Still, his command to his disciples was consistent for all of them that they follow him and go out into the world prepared to love, regardless of where their roads took them. The three short years spent together was a time of fellowship as well as a time to prepare his disciples for a life of following Jesus. Youth that are under our care and ministry here will also come from a variety of backgrounds. Some students that I have met have little to no experience in the church. Others have grown up here and maybe have some more familiarity with who Jesus is and want to dive deeper into their faith.
Regardless of their background, I think this can be a place that helps prepare students in heart, soul, and mind as they set out on their own roads by creating safe spaces for discussions to talk about questions around God and what it means to follow Jesus in our world today. This can be a place that allows them to express doubts and push back on points being made because we are all trying to just learn together. I also think this means we create opportunities to love our neighbors through service and listening to stories from people different than us. Through these opportunities to love their neighbors, teenagers can also be equipped to keep their eyes open for those who are suffering in their future so they can bring the same radical and spacious love of Jesus to others.

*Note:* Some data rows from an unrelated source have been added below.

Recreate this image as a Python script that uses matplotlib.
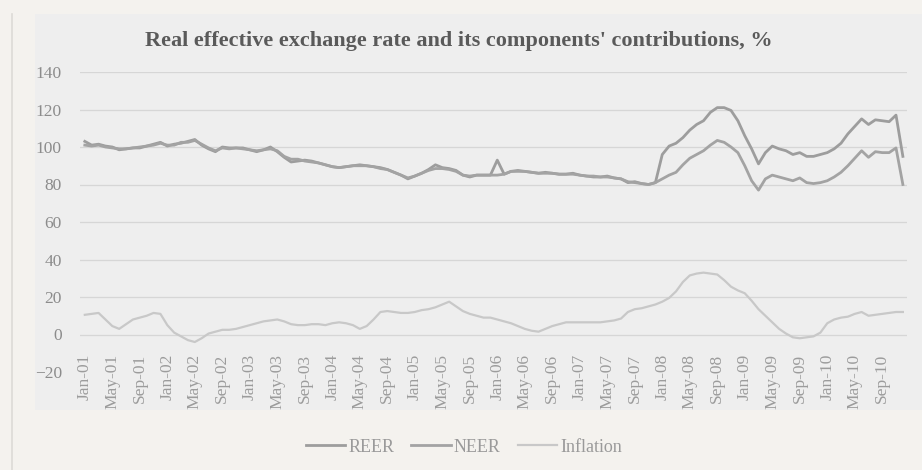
import pandas as pd
import matplotlib
matplotlib.use("Agg")
import matplotlib.pyplot as plt
from matplotlib.patches import Rectangle
from matplotlib.lines import Line2D

# monthly index, Jan-01 .. Dec-10
months = pd.date_range("2001-01-01", periods=120, freq="MS")
month_labels = [d.strftime("%b-%y") for d in months]

reer = [103, 101, 101.5, 100.5, 100, 98.5, 99, 99.5, 99.5, 100.5,
        101.5, 102.5, 100.5, 101.5, 102, 103, 104, 101, 99, 97.5,
        100, 99.5, 99.5, 99.5, 98.5, 97.5, 98.5, 100, 97.5, 94.5,
        92, 92.5, 93, 92.5, 91.5, 90.5, 89.5, 89, 89.5, 90,
        90.5, 90, 89.5, 89, 88, 86.5, 85, 83, 84.5, 86,
        88, 90.5, 89, 88.5, 87.5, 85, 84, 85, 85, 85,
        93, 85.5, 87, 87.5, 87, 86.5, 86, 86.5, 86, 85.5,
        85.5, 86, 85, 84.5, 84, 84, 84.5, 83.5, 83, 81,
        81.5, 80.5, 80, 81, 96, 100.5, 102, 105, 109, 112,
        114, 118.5, 121, 121, 119.5, 114, 106, 99, 91, 97,
        100.5, 99, 98, 96, 97, 95, 95, 96, 97, 99,
        102, 107, 111, 115, 112, 114.5, 114, 113.5, 117, 95]

neer = [101, 100.5, 101, 100, 99.5, 99, 99, 99.5, 100, 100.5,
        101, 102, 101, 101, 102.5, 102.5, 103.5, 101.5, 99.5, 98,
        99.5, 99, 99.5, 99, 98.5, 98, 98.5, 99, 98, 95,
        93.5, 93.5, 92.5, 92, 91.5, 90.5, 89.5, 89, 89.5, 90,
        90, 90, 89.5, 88.5, 88, 86.5, 85, 83.5, 84.5, 86,
        87.5, 88.5, 88.5, 88, 87, 85, 84.5, 85, 85, 85,
        85, 85.5, 87, 87, 87, 86.5, 86, 86, 86, 85.5,
        85.5, 85.5, 85, 84.5, 84.5, 84, 84, 83.5, 83, 81.5,
        81, 80.5, 80, 81, 83, 85, 86.5, 90.5, 94, 96,
        98, 101, 103.5, 102.5, 100, 97, 90, 82, 77, 83,
        85, 84, 83, 82, 83.5, 81, 80.5, 81, 82, 84,
        86.5, 90, 94, 98, 94.5, 97.5, 97, 97, 99.5, 80]

inflation = [10.5, 11, 11.5, 8, 4.5, 3, 5.5, 8, 9, 10,
             11.5, 11, 5, 1, -1, -3, -4, -2, 0.5, 1.5,
             2.5, 2.5, 3, 4, 5, 6, 7, 7.5, 8, 7,
             5.5, 5, 5, 5.5, 5.5, 5, 6, 6.5, 6, 5,
             3, 4.5, 8, 12, 12.5, 12, 11.5, 11.5, 12, 13,
             13.5, 14.5, 16, 17.5, 15, 12.5, 11, 10, 9, 9,
             8, 7, 6, 4.5, 3, 2, 1.5, 3, 4.5, 5.5,
             6.5, 6.5, 6.5, 6.5, 6.5, 6.5, 7, 7.5, 8.5, 12,
             13.5, 14, 15, 16, 17.5, 19.5, 23, 28, 31.5, 32.5,
             33, 32.5, 32, 29, 25.5, 23.5, 22, 18, 13.5, 10,
             6.5, 3, 0.5, -1.5, -2, -1.5, -1, 1, 6, 8,
             9, 9.5, 11, 12, 10, 10.5, 11, 11.5, 12, 12]

yticks = [-20, 0, 20, 40, 60, 80, 100, 120, 140]

plt.rcParams["font.family"] = ["Liberation Serif", "DejaVu Serif"]

fig = plt.figure(figsize=(9.22, 4.70), dpi=100)
fig.patch.set_facecolor("#f4f2ee")
# grey chart panel and the thin left border
fig.add_artist(Rectangle((35 / 922, 1 - 410 / 470), 1 - 35 / 922, (410 - 14) / 470,
                         transform=fig.transFigure, facecolor="#eeeeee",
                         edgecolor="none", zorder=0))
fig.add_artist(Line2D([12 / 922, 12 / 922], [0.0, 1 - 14 / 470],
                      transform=fig.transFigure, color="#dcdad6", lw=1.2))

ax = fig.add_axes([80 / 922, 1 - 372 / 470, 827 / 922, 300 / 470])
ax.set_facecolor("none")

x = list(range(len(months)))
ax.plot(x, reer, color="#9d9d9d", lw=2.0, label="REER", zorder=3)
ax.plot(x, neer, color="#a3a3a3", lw=2.0, label="NEER", zorder=3)
ax.plot(x, inflation, color="#c8c8c8", lw=1.6, label="Inflation", zorder=3)

for v in yticks[1:]:
    ax.axhline(v, color="#d6d6d6", lw=0.9, zorder=1)

ax.set_xlim(-0.7, 119.6)
ax.set_ylim(-20, 140)
ax.set_yticks(yticks)
ax.tick_params(axis="y", length=0, pad=13, labelsize=12.5, labelcolor="#8c8c8c")

# category labels hang just below the zero line
ax.spines["bottom"].set_position(("data", 0))
for s in ["top", "right", "left", "bottom"]:
    ax.spines[s].set_visible(False)
ax.set_xticks(x[::4])
ax.set_xticklabels(month_labels[::4], rotation=90, fontsize=12.5, color="#9c9c9c")
ax.tick_params(axis="x", length=0, pad=14)

fig.text(0.498, 1 - 41 / 470, "Real effective exchange rate and its components' contributions, %",
         ha="center", va="center", fontsize=16, fontweight="bold", color="#5a5a5a")

fig.legend(loc="center", bbox_to_anchor=(0.503, 1 - 447 / 470), ncol=3, frameon=False,
           fontsize=13, handlelength=2.2, columnspacing=0.95, handletextpad=0.15,
           labelcolor="#9a9a9a")

fig.savefig("out.png", dpi=100, facecolor=fig.get_facecolor())
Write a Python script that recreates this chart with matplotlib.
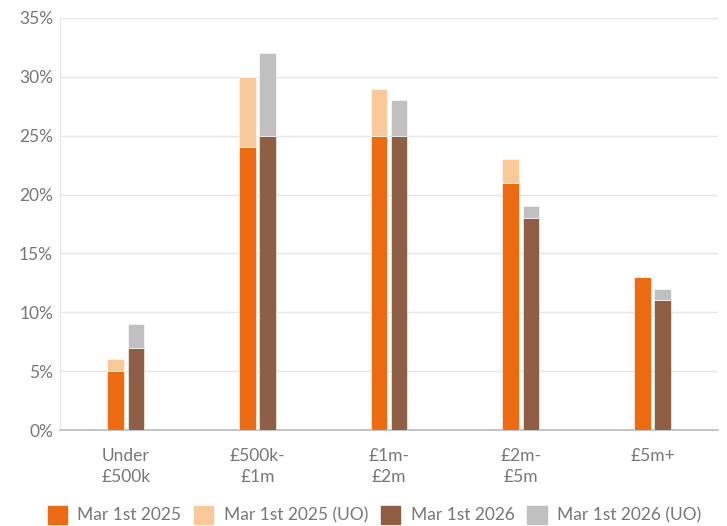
import numpy as np
import matplotlib.pyplot as plt
from matplotlib.patches import Patch

plt.rcParams['font.family'] = ['Lato', 'DejaVu Sans']

categories = ['Under\n£500k', '£500k-\n£1m', '£1m-\n£2m', '£2m-\n£5m', '£5m+']
mar25 = [5, 24, 25, 21, 13]
mar25_uo = [1, 6, 4, 2, 0]
mar26 = [7, 25, 25, 18, 11]
mar26_uo = [2, 7, 3, 1, 1]

c25 = '#EC6A12'
c25uo = '#F9C99A'
c26 = '#8E5F45'
c26uo = '#C0C0C0'
grey = '#777777'

fig = plt.figure(figsize=(7.27, 5.26), dpi=100)
ax = fig.add_axes([0.0825, 0.1825, 0.9055, 0.7835])

x = np.arange(len(categories))
w = 0.125
off = 0.077
kw = dict(width=w, edgecolor='white', linewidth=0.4, zorder=3)
ax.bar(x - off, mar25, color=c25, **kw)
ax.bar(x - off, mar25_uo, bottom=mar25, color=c25uo, **kw)
ax.bar(x + off, mar26, color=c26, **kw)
ax.bar(x + off, mar26_uo, bottom=mar26, color=c26uo, **kw)

ax.set_xlim(-0.5, len(categories) - 0.5)
ax.set_ylim(0, 35)
ax.set_yticks(range(0, 36, 5))
ax.set_yticklabels([f'{v}%' for v in range(0, 36, 5)])
ax.set_xticks(x)
ax.set_xticklabels(categories, linespacing=1.35)
ax.tick_params(axis='both', length=0, labelsize=12.5, labelcolor=grey)
ax.tick_params(axis='x', pad=13)
ax.tick_params(axis='y', pad=5)
ax.yaxis.grid(True, color='#E6E6E6', linewidth=1, zorder=0)
for s in ['top', 'right']:
    ax.spines[s].set_visible(False)
ax.spines['left'].set_color('#E6E6E6')
ax.spines['bottom'].set_color('#BBBBBB')
ax.spines['bottom'].set_linewidth(1.2)

handles = [Patch(color=c25), Patch(color=c25uo), Patch(color=c26), Patch(color=c26uo)]
labels = ['Mar 1st 2025', 'Mar 1st 2025 (UO)', 'Mar 1st 2026', 'Mar 1st 2026 (UO)']
leg = fig.legend(handles, labels, loc='lower center', bbox_to_anchor=(0.515, -0.025), ncol=4,
                 frameon=False, fontsize=12.5, handlelength=1.1, handleheight=1.2,
                 handletextpad=0.6, columnspacing=0.75)
for t in leg.get_texts():
    t.set_color(grey)

fig.savefig('out.png', dpi=100)
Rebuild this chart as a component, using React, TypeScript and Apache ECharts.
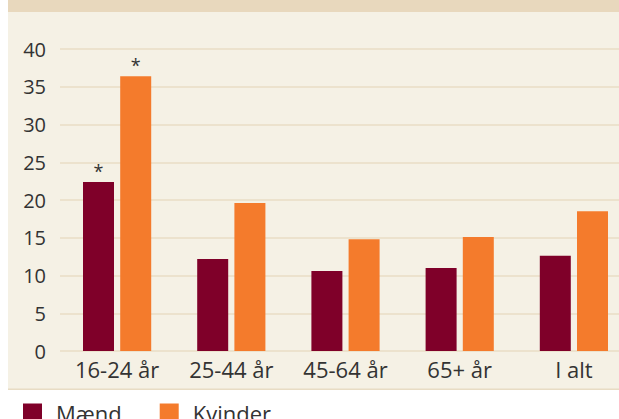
import React, { useEffect, useRef } from "react";
import * as echarts from "echarts";

const categories = ["16-24 år", "25-44 år", "45-64 år", "65+ år", "I alt"];
const maend = [22.4, 12.2, 10.6, 11.0, 12.6];
const kvinder = [36.4, 19.6, 14.8, 15.1, 18.5];
const maendMarks = ["*", "", "", "", ""];
const kvinderMarks = ["*", "", "", "", ""];
const yTicks = [0, 5, 10, 15, 20, 25, 30, 35, 40];

const FONT = "'Open Sans', 'Noto Sans', sans-serif";
const TEXT = "#333333";
const CW = 640;

export default function App() {
  const ref = useRef<HTMLDivElement>(null);
  useEffect(() => {
    if (!ref.current) return;
    const chart = echarts.init(ref.current, undefined, { renderer: "svg" });
    const mkLabel = (marks: string[]) => ({
      show: true,
      position: "top",
      distance: 2,
      color: TEXT,
      fontFamily: FONT,
      fontSize: 18,
      formatter: (p: any) => marks[p.dataIndex],
    });
    chart.setOption({
      animation: false,
      textStyle: { fontFamily: FONT },
      graphic: [
        { type: "rect", z: -10, shape: { x: 8, y: 0, width: CW, height: 390 }, style: { fill: "#f5f1e5" } },
        { type: "rect", z: -9, shape: { x: 8, y: 0, width: CW, height: 12 }, style: { fill: "#e8d8bd" } },
        { type: "line", z: -9, shape: { x1: 8, y1: 389.2, x2: CW, y2: 389.2 }, style: { stroke: "#e8dcc4", lineWidth: 1.5 } },
      ],
      grid: { left: 60, top: 49, width: 571, height: 302, containLabel: false },
      legend: {
        left: 23,
        top: 400,
        padding: 0,
        itemWidth: 19,
        itemHeight: 19,
        itemGap: 38,
        icon: "rect",
        textStyle: { fontSize: 22, lineHeight: 19, color: TEXT, fontFamily: FONT, padding: [7, 0, 0, 9] },
        data: ["Mænd", "Kvinder"],
      },
      xAxis: {
        type: "category",
        data: categories,
        axisLine: { show: false },
        axisTick: { show: false },
        axisLabel: { fontSize: 22, color: TEXT, fontFamily: FONT, margin: 7 },
      },
      yAxis: {
        type: "value",
        min: 0,
        max: yTicks[yTicks.length - 1],
        interval: 5,
        axisLine: { show: false },
        axisTick: { show: false },
        axisLabel: { fontSize: 20, color: TEXT, fontFamily: FONT, margin: 14 },
        splitLine: { lineStyle: { color: "#e8dcc4", width: 1.5 } },
      },
      series: [
        {
          name: "Mænd",
          type: "bar",
          data: maend,
          barWidth: 31,
          barGap: "20%",
          itemStyle: { color: "#7f0029" },
          label: mkLabel(maendMarks),
        },
        {
          name: "Kvinder",
          type: "bar",
          data: kvinder,
          barWidth: 31,
          itemStyle: { color: "#f47b2c" },
          label: mkLabel(kvinderMarks),
        },
      ],
    });
    return () => chart.dispose();
  }, []);
  return (
    <div style={{ width: 619, height: 419, position: "absolute", left: 0, top: 0, overflow: "hidden" }}>
      <div ref={ref} style={{ width: CW, height: 419 }} />
    </div>
  );
}
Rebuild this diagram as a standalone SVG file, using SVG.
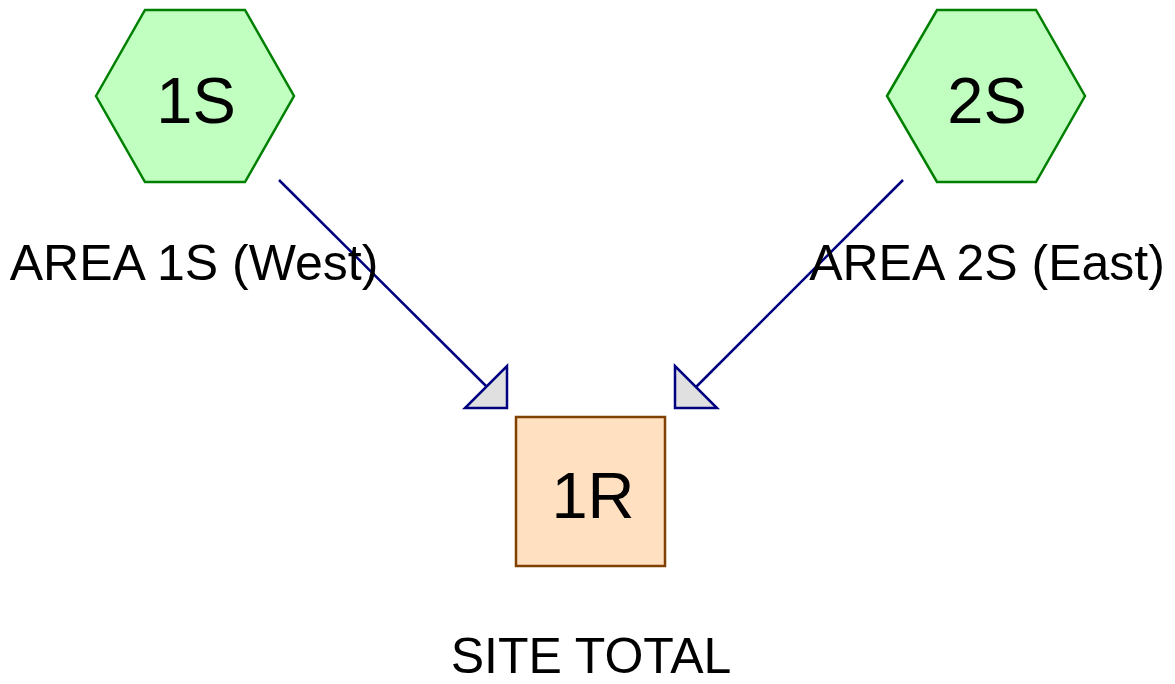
<svg xmlns="http://www.w3.org/2000/svg" width="1175" height="684" viewBox="0 0 1175 684">
<style>
.hex{fill:#c0ffc0;stroke:#008000;stroke-width:2.5}
.box{fill:#ffe0c0;stroke:#804000;stroke-width:2.5}
.id{font-family:"Liberation Sans",Arial,sans-serif;font-size:65px;fill:#000;text-anchor:middle}
.lbl{font-family:"Liberation Sans",Arial,sans-serif;font-size:50px;fill:#000;text-anchor:middle}
.edge{stroke:#000080;stroke-width:2.5;fill:none}
.head{fill:#e0e0e0;stroke:#000080;stroke-width:2.5;stroke-linejoin:miter}
</style>
<rect width="1175" height="684" fill="#fff"/>
<g id="connectors">
<line class="edge" x1="279" y1="180" x2="487" y2="387"/>
<polygon class="head" points="507,366 507,408 465,408"/>
<line class="edge" x1="903" y1="180" x2="696" y2="387"/>
<polygon class="head" points="675,366 675,408 717,408"/>
</g>
<g id="node-1S">
<polygon class="hex" points="96,96 145,10 245,10 294,96 245,182 145,182"/>
<text class="id" x="196" y="123">1S</text>
<text class="lbl" x="194" y="280">AREA 1S (West)</text>
</g>
<g id="node-2S">
<polygon class="hex" points="887,96 937,10 1036,10 1085,96 1036,182 937,182"/>
<text class="id" x="987" y="123">2S</text>
<text class="lbl" x="987" y="280">AREA 2S (East)</text>
</g>
<g id="node-1R">
<rect class="box" x="516" y="417" width="149" height="149"/>
<text class="id" x="593" y="518">1R</text>
<text class="lbl" x="591" y="673">SITE TOTAL</text>
</g>
</svg>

Youth ministry here can also be a peace where teenagers can have adults and peers that believe in them and support them.
Like Jesus’s short time with his disciples and especially the last night with them, Jesus spends his time in fellowship, eating with his disciples, serving them by washing their feet and then giving them lessons on how they should live and love in the world. And now we can do our best to imitate this with the teenagers here so that they might leave here feeling the love of Christ so that they can extend this love to others. Amen.